見ていないのだがNHKでドラマをやっていたのは知っていた。その原作らしい本を妻が購入していたので読んだ。「デフ・ヴォイス_法廷の手話通訳士(丸山正樹著・文春文庫)」という本である。そのシリーズの2冊も読んだ。デフのひととのコミュニケーションの機微に精通することはなかなか難しいことだが、以下はこの本の感想ではない。その本を読んでいて思い出した会社時代だった40年くらい前のことについてである。


身体障害者雇用が義務化された後のことだと思うが私のいる部署にデフのひとが配属されて来た。ある職能があって所属の担当者から業務の依頼を受けて仕事をする。仕事の依頼は各担当者間で順番や期間を調整してやってもらうことになったのだが、その他もろもろに関しての相談や窓口を私がやることになった。
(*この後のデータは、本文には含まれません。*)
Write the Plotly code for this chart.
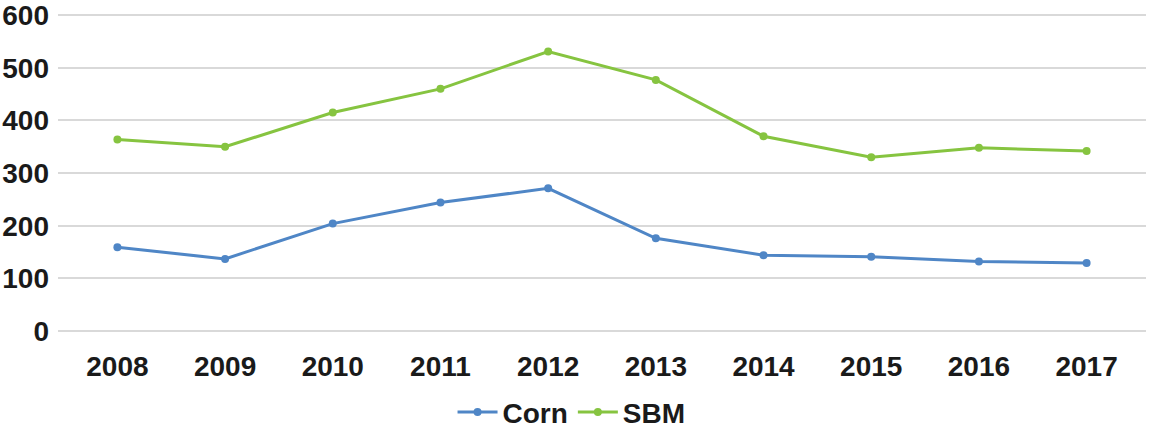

あるときそのひとが庶務係にある手続きを依頼したのだが取り違いで管理部署での手続きがうまく行かなかった。そのあと手続きはやり直してもらったのだが、デフのひとは上手く行っていないのが分かったとき、デフだから手を抜いてちゃんとやってくれなかったのだろうと怒りまくったことがあった。ひとは完璧ではないからミスすることはある。ミスが分かってやり直している。デフだからと故意にやったわけではないということを理解してもらうのに手間取ったことがある。

私はそのとき障害者は、被害意識がすごく強い、他のひとよりコミュニケーションの取り方に制約があって阻害されているのではないかと常に気にしていると感じたものである。周囲のひとはどうすればよいか分からないながらも不愉快な思いをさせないように気配りはしているのだが、ボディランゲージを含めコミュニケーション言語の違いはなかなか解消するのは難しい。何回も他のひとは悪意を持っているわけではないから、そう思って納得いかないことは確認してもらうよう頼んだことがある。私のいる部署へ配属されたデフのひとはとても頭の良いひとだったが、周囲を信頼したのか諦めたのか、その後態度が穏やかになって行ったのだが、本当はどうだったのか私にはいまも分からない。

私はそのひとが配属されたとき行政のデフ専門の担当者による手話講習を受けたのだが、短い講習で手話を習得することは出来なかったし、本は買ったが習熟する努力もしなかったので、そのひととはもっぱら筆談だった。メモ用紙をいっぱい用意してやっていたのだが上記の「デフ・ヴォイス」という本では、メモ用紙でのやっつけ会話には批判的記述があった。あまりよいやり方ではなかったようである。でも40年たったいまでも年賀状はもらえているから、少しはそのひとの役に立っていたのかという気はしている。